形彫り放電加工は如何にして育まれてきたのか?

佐々木和夫

1.放電加工との出会い
私が放電加工なるものと初めて出会ったのは、学生時代の昭和29年頃のことである。勿論それまでは不勉強にして名前すらも知らなかった。ある日の夜、仙台駅に近い我が家に、いとこである東京工業大学の若き講師丹羽先生(故人、後に防衛大学校教授)が訪ねてきた。今度、東工大に放電加工機というものが入る。小さな雷を次々に落として、どんな硬いものにでも穴があけられる革新的な技術だ。」この話で初めて「放電加工」になる名前を知った。「将来必ず発展する技術と思うから勉強しておいた方がいいよ」とも言われたかと思う。

 この年、東京工業大学に入った放電加工機が、池貝鉄工内日本放電加工研究所(後のJAPAX、昭和28年7月創業)製の市販汎用放電加工機の第1号機である。後に廃棄処分になるところを拾い上げてきて、金粉などを塗り、社内に飾っておいたから、読者の中にはご存じの方も居られると思う。
 あの機械がなければ、私は別の会社人生を歩んでいたはずであるから、このYJS短信に原稿を書くようになるはずもなく、どこにどうしていたのでしょう?
運命のようなものである。

 ともかくいとこが、大変な新技術のように吹聴するもので、大学の図書室に「放電加工」の文献をあさりに行った。そこで、ヨーロッパの技術雑誌(名前忘却)に一つの論文を見つけた。辞書を引き引き読んで見て、放電加工なるもののアウトラインは理解できた。アーヘン工科大学のオーピッツ教授の論文だったと思う。
 昭和30年、卒業旅行でもある会社見学旅行があった。関東地区では「シチズン時計」か「池貝鉄工」かの2社択一である。「放電加工」が頭にひかかっていたので、少数派の「池貝鉄工」を選択した。そこで初めて放電加工なるものの火花にお目にかかることとなったのである。
 引率の教授の指示で、我々池貝鉄工見学の10名は、南武線溝の口駅に定刻までに集合した。

 当時はまったく粗末な田舎の駅舎である。余談ながら、今は昔の面影のかけらもなく、見違えるような大都会風の駅前に変貌してしまった。
 池貝鉄工見学の最後の最後に、案内してもらったのが、池貝鉄工・工場敷地の片隅にある子会社「日本放電加工研究所」である。と言っても、傾きかけたような木造の一棟のみで、外のトイレに行く草むらには蛇が居るという話であった。大きなビニールシートの用意が雨漏り対策用であることは後日知った。
 一番奥の一室で、放電加工の実演を見せてくれるということであったが、製品の放電加工機らしいものはなく、機械らしいものはボール盤のみである。このボール盤にリード線やら、なにやらがいろいろと着いている。ドリルの代わりには真鍮棒が着けてあり、載物台には空き缶に油を入れたものが置いてある。その中にワークである鉄片が置いてあるのが見える。

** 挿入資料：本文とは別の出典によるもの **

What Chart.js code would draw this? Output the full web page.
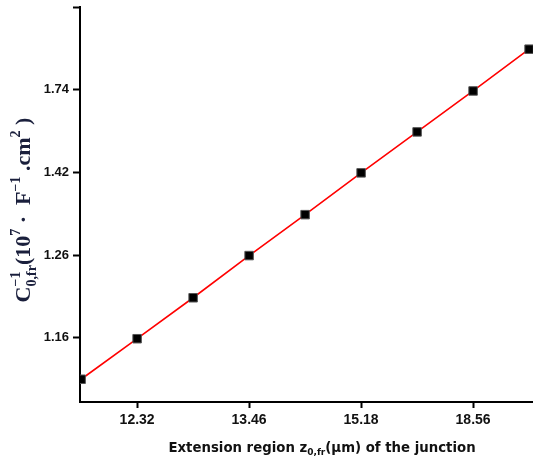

 説明兼実演者が、マニアルのハンドルで電極をワークに徐々に近づけて行き、ほぼ接触したかと思われたときに、パチパチと火花が飛んだ。不完全接触の接点で飛ぶ火花と同じものであるから、火花そのものは珍しくも何ともないが、それの継続によって、鋸刃などに空けられた穴のサンプルには少々感心した。
 ともかく、これが放電加工機ならぬ「放電加工」の火花との出会いの初めではある。と言っても将来、放電加工の世界に入ることになるなどとは、この時点では夢にも考えてはいない。帰路、溝の口駅で、友人達とこの田舎の駅にまた来ることがあるかな?などと言いながら、それぞれの方向に別れたのであった。

 因みにその秋、主任教授の奨める東京の狛江市にある航空計器メーカの就職試験を受けた。ジャイロとか飛行機操縦のシュミレーターなどを製作している会社で、メカニズムをやるつもりであった。その会社の試験にどういうわけか「放電加工」が出たのである。これ幸いと今までに知ったことを余白が足りなくなるほどに書き並べたのでした。せっかく採用してくれたこの会社に3ヶ月で別れを告げ「放電加工」の世界に入ることになろうとは、まったく思ってもいないことだった。日本放電加工研究所も創業3年目にして、放電加工機が売れはじめ、人手の確保に乗り出していたのであった。